Poursuites judicaires abandonnées

A en croire le ministre de l’Agriculture, le cas le plus connu est celui d’une dame qui aurait été deux fois victime à Kindia. «Il s’est avéré être une arnaque la deuxième fois, quand j’ai déployé les équipes pour identifier les voies et moyens pour l’aider. Pour la première fois, j’avais demandé son contact pour l’appeler, mais je n’ai pas eu de suite. Comme je sais que ce n’est généralement pas vrai, je n’ai pas insisté. La deuxième fois, grâce à un journaliste, j’ai eu son contact. Je l’ai immédiatement appelée. Elle n’arrêtait pas de pleurer à cause des pertes estimées à cinquante millions de francs guinéens. J’ai appelé mon inspecteur général afin de mobiliser les ressources et lui trouver un domaine sur un site sécurisé.» Sauf que, poursuit-il, la dame aurait fait des déclarations «incohérentes. Le ministère et la fédération des producteurs d’ananas se sont rendus à son champ, pour constater s’il y avait eu de nouvel incendie comme elle prétendait. Pire, elle avait multiplié par dix la superficie qui aurait été incendiée en février. J’ai voulu la poursuivre pour tentative d’escroquerie, mais les sages ont demandé de la laisser présenter ses excuses et que j’abandonne les poursuites. Ce qui fut fait.»
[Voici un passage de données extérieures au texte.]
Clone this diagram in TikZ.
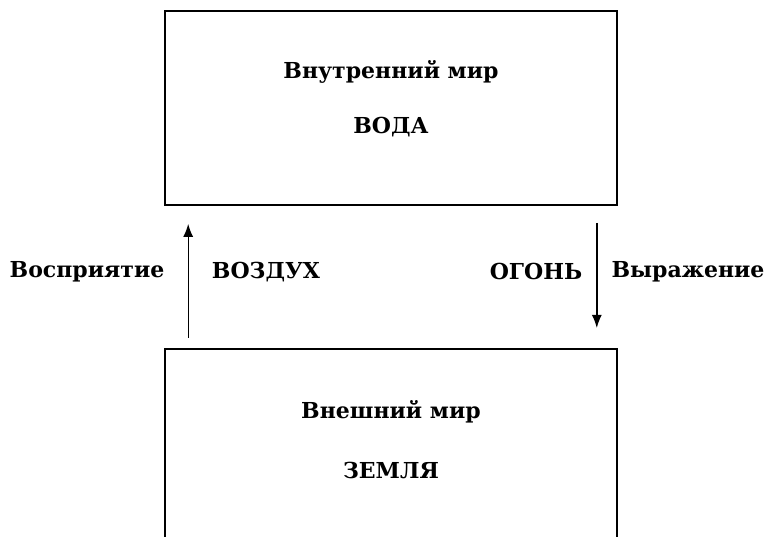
\documentclass[tikz,border=0pt]{standalone}
\usepackage{fontspec}
\setmainfont{DejaVu Serif}
\usepackage{tikz}
\usetikzlibrary{arrows.meta}

\tikzset{
  world/.style={draw, line width=1.6pt, minimum width=452pt, inner sep=0pt},
  caption/.style={font=\fontsize{22}{26}\selectfont\bfseries, inner sep=0pt},
  flow/.style={line width=1.4pt, -{Latex[length=13pt,width=10pt]}}
}

\begin{document}
\begin{tikzpicture}[x=1pt,y=1pt]
      \useasboundingbox (0,0) rectangle (769,537);
      \clip (0,0) rectangle (769,537);
      \node[world, minimum height=194pt] (inner) at (391,429) {};
      \node[world, minimum height=194pt, anchor=north] (outer) at (391,189) {};
      \node[caption] (innername) at (391,465) {Внутренний мир};
      \node[caption] (water) at (391,410) {ВОДА};
      \node[caption] (outername) at (391,125) {Внешний мир};
      \node[caption] (earth) at (391,67) {ЗЕМЛЯ};
      \draw[flow] ([xshift=24pt,yshift=10pt]outer.north west) -- ([xshift=24pt,yshift=-18pt]inner.south west);
      \draw[flow] ([xshift=-21pt,yshift=-17pt]inner.south east) -- ([xshift=-21pt,yshift=20pt]outer.north east);
      \node[caption] (perception) at (87,265) {Восприятие};
      \node[caption] (air) at (266,265) {ВОЗДУХ};
      \node[caption] (fire) at (536,265) {ОГОНЬ};
      \node[caption] (expression) at (688,265) {Выражение};
      % \draw[very thin,color=gray] (0,0) grid[step=50] (769,537);
\end{tikzpicture}
\end{document}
Mamoudou Nagnalen Barry invite les uns et les autres à stopper de véhiculer  «des nouvelles non vérifiées. On a l’impression que certains sont contents quand les mauvaises nouvelles arrivent à leur propre pays. Or, nous n’avons rien à y gagner.» Et d’ajouter : «Nous sommes disponibles à accompagner dans la mesure du possible toutes les victimes d’incendies criminels pour les poursuites judiciaires, ainsi que pour se relancer dans un mécanisme de prêt sans intérêt.»

«Qu’il arrête de nous dénigrer »

Fatoumata Chérif Diallo, victime d’incendie en janvier dernier à Kindia : «On a fait une déclaration, mais il n’y a pas eu de suite. Je ne vais plus intervenir là-dessus. Les propos du ministre, je ne les commente pas.»

Un hectare de champ d’ananas appartenant à Idrissa Kaba a été consumé en février 2022 à  Kindia. Pour lui, la sortie du ministre Mamoudou Nagnalen Barry est inopportune, ratée. «Je ne peux me permettre d’investir dans l’agriculture et après mettre le feu dans mon propre champ. Si le ministre ne veut pas accompagner les planteurs d’ananas, on le comprend, mais qu’il ne nous dénigre pas, qu’il ne décourage pas les entrepreneurs agricoles. Ce n’est pas du tout normal.» Et de poursuivre : «On a entamé des démarches, nous les victimes d’incendie. Le ministre nous a invitées à Conakry, il nous a fait des promesses. Il nous a indiqué que l’Etat allait nous accompagner, que le Président de la Transition était peiné de notre situation. On a constitué un collectif à leur demande, mais jusqu’à présent, on ne voit rien.»